-------- SOURCE DATA

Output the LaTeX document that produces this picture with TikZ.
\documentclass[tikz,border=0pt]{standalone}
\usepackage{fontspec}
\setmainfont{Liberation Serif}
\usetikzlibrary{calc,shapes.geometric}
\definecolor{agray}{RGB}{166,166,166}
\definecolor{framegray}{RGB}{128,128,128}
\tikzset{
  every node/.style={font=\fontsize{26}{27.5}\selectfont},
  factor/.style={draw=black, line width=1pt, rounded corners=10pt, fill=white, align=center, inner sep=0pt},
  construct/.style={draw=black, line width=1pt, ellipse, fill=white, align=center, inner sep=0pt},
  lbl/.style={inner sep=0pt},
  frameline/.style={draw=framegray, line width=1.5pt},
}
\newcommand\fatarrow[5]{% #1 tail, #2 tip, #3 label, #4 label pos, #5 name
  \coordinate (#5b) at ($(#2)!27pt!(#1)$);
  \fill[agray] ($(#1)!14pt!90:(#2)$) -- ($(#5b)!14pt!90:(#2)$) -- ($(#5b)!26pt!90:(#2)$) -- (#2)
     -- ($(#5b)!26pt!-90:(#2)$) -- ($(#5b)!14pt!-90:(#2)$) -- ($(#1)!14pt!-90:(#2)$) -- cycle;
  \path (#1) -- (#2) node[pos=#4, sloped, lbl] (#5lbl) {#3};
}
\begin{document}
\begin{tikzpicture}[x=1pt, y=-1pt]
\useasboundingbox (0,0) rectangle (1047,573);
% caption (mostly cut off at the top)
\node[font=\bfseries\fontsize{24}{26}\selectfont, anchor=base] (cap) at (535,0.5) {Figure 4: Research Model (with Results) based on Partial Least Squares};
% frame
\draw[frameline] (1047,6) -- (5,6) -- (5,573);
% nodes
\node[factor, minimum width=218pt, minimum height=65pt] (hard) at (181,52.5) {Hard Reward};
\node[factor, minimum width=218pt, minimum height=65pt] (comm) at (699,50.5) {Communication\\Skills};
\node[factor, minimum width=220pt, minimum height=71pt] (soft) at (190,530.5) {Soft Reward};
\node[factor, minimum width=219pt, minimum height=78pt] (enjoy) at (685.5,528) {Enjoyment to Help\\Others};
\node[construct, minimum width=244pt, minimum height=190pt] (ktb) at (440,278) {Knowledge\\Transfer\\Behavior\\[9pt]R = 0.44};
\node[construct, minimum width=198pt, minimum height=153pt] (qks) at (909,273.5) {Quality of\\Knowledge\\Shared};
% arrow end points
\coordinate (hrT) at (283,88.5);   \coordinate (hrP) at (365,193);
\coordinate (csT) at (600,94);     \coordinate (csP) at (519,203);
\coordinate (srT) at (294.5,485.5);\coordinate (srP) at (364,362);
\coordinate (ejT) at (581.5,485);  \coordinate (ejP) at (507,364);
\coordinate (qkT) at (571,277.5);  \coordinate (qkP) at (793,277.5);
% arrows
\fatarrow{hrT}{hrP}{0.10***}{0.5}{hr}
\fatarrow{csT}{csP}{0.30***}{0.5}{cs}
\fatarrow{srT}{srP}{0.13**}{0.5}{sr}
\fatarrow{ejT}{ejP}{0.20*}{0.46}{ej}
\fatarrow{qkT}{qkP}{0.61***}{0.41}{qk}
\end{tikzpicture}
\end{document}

----------------

- _THE EXERCISE_
Which lines in the data above contain "with"? Show each one.

- _TASK SOLUTION_
Output the LaTeX document that produces this picture with TikZ.
\node[font=\bfseries\fontsize{24}{26}\selectfont, anchor=base] (cap) at (535,0.5) {Figure 4: Research Model (with Results) based on Partial Least Squares};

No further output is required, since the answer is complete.